● **What you need to do**
From the entries below, copy exactly the lines from the one that contains "Recreate this image" through the one that contains "fig = plt.figure(figsize=(W", both included, and only those.

● **Working data**

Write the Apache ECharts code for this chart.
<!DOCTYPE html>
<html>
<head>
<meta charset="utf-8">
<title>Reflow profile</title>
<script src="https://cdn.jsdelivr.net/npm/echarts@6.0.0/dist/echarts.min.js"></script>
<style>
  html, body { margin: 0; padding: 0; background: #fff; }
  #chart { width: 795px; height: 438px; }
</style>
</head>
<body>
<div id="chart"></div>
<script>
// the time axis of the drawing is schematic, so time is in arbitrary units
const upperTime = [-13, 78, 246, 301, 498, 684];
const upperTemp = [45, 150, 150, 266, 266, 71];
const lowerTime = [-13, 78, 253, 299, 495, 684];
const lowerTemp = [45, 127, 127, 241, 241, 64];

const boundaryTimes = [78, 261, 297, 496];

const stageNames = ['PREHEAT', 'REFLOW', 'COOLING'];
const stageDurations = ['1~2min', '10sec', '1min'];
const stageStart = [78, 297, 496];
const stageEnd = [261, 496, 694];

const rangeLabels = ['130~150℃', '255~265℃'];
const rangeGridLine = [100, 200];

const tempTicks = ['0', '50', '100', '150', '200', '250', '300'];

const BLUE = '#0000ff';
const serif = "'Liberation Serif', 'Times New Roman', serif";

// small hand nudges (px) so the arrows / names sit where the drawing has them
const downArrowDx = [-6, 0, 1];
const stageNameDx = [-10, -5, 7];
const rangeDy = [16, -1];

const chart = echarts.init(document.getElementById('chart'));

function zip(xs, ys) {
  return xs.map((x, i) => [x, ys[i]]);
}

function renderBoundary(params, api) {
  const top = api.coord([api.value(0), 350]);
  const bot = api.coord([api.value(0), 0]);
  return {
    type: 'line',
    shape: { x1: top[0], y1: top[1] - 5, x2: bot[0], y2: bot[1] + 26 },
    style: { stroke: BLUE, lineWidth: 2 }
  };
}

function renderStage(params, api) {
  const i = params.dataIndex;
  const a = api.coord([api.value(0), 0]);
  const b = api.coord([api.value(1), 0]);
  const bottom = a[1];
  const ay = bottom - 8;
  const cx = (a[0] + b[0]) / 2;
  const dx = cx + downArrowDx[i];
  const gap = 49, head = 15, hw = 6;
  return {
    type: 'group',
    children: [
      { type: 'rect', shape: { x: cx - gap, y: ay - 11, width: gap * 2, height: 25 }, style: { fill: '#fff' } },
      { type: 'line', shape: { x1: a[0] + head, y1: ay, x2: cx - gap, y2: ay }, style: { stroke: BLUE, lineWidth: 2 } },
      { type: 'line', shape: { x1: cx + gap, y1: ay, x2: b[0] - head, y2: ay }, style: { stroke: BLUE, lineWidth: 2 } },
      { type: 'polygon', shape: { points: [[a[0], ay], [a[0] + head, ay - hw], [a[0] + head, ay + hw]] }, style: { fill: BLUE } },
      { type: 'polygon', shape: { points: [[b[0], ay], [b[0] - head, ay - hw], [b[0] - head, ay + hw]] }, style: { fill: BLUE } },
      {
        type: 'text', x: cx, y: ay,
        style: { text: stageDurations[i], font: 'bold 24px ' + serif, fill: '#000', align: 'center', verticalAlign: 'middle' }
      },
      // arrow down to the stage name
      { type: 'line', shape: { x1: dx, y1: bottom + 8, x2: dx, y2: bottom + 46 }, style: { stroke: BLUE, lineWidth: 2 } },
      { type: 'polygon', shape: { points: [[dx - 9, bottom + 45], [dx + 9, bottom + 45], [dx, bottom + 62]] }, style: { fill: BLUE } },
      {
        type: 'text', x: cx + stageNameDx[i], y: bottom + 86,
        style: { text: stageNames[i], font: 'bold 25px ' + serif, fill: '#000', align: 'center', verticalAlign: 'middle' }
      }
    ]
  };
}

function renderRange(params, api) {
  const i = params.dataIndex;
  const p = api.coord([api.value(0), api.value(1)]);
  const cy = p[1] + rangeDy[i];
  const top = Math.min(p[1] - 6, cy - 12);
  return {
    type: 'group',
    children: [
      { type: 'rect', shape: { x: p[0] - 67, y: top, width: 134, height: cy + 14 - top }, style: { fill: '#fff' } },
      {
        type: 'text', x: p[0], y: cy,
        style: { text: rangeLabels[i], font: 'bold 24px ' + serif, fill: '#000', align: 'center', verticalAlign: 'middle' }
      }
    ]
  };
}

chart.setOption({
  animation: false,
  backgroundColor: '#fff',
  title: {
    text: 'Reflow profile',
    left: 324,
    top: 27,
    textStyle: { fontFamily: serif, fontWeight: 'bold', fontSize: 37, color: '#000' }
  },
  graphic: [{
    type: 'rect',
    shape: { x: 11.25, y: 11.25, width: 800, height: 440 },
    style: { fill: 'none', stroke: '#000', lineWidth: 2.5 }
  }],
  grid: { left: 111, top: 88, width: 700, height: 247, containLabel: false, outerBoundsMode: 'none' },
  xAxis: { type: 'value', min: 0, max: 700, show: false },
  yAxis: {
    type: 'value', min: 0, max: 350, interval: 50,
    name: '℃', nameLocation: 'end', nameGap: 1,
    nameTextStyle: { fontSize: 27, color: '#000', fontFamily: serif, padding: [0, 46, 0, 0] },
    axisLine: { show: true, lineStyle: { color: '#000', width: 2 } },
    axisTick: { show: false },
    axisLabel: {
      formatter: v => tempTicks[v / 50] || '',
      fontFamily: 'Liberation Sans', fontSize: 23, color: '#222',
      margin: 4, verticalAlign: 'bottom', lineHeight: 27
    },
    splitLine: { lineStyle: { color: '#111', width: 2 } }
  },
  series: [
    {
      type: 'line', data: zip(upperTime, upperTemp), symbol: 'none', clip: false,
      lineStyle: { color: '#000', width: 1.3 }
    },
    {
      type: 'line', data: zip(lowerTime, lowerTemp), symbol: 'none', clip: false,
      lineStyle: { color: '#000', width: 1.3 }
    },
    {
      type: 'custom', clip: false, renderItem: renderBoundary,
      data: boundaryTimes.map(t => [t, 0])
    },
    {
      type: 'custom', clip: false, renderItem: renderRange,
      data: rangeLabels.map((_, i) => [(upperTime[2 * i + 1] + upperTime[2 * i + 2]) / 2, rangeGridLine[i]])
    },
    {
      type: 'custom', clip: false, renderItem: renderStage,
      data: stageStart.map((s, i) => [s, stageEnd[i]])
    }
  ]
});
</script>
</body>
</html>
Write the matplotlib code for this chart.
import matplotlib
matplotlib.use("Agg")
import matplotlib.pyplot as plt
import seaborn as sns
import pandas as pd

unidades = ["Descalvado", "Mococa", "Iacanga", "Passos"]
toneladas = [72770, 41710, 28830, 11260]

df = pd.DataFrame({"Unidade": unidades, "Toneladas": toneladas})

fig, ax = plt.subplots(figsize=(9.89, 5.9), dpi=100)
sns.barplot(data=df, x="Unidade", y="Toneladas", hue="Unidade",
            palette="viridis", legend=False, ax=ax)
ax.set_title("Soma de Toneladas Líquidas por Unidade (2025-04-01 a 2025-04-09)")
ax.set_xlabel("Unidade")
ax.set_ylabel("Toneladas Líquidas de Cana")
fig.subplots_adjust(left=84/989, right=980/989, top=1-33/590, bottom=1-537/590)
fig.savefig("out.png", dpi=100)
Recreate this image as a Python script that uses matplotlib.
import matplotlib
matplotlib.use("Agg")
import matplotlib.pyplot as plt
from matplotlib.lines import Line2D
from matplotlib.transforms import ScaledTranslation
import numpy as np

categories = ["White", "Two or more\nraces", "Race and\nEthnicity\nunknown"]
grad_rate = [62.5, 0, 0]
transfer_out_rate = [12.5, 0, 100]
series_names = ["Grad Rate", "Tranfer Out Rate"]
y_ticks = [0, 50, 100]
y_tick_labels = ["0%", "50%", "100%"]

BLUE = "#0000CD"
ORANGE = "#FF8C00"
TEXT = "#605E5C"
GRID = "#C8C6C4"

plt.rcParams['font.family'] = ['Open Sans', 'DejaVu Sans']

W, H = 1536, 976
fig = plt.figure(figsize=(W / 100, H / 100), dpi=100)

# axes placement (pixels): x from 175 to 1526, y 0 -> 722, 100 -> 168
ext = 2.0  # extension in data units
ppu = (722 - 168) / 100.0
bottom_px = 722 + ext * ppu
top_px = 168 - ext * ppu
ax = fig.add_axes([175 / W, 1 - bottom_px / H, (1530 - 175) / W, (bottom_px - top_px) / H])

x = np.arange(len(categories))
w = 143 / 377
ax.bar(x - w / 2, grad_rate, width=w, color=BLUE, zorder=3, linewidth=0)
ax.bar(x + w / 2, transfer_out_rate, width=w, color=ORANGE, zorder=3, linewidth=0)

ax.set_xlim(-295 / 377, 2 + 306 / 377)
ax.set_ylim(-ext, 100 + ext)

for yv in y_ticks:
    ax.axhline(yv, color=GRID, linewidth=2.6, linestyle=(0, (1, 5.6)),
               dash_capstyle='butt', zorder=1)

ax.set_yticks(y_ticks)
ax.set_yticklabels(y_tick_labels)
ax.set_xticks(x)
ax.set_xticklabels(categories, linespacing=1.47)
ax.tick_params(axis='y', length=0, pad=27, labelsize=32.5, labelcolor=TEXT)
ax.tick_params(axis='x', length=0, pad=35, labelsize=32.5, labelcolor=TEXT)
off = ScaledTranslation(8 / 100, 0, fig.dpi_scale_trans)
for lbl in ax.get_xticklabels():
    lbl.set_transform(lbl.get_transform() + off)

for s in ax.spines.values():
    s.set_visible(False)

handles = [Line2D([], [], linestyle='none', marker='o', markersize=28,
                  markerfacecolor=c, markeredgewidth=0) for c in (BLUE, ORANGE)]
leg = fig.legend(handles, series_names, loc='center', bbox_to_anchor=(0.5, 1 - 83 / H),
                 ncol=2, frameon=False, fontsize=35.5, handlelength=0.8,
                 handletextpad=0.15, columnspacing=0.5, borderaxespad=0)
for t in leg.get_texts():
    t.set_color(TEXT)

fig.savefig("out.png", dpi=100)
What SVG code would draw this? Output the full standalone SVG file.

● **The answer**
Recreate this image as a Python script that uses matplotlib.
import matplotlib
matplotlib.use("Agg")
import matplotlib.pyplot as plt
from matplotlib.lines import Line2D
from matplotlib.transforms import ScaledTranslation
import numpy as np

categories = ["White", "Two or more\nraces", "Race and\nEthnicity\nunknown"]
grad_rate = [62.5, 0, 0]
transfer_out_rate = [12.5, 0, 100]
series_names = ["Grad Rate", "Tranfer Out Rate"]
y_ticks = [0, 50, 100]
y_tick_labels = ["0%", "50%", "100%"]

BLUE = "#0000CD"
ORANGE = "#FF8C00"
TEXT = "#605E5C"
GRID = "#C8C6C4"

plt.rcParams['font.family'] = ['Open Sans', 'DejaVu Sans']

W, H = 1536, 976
fig = plt.figure(figsize=(W / 100, H / 100), dpi=100)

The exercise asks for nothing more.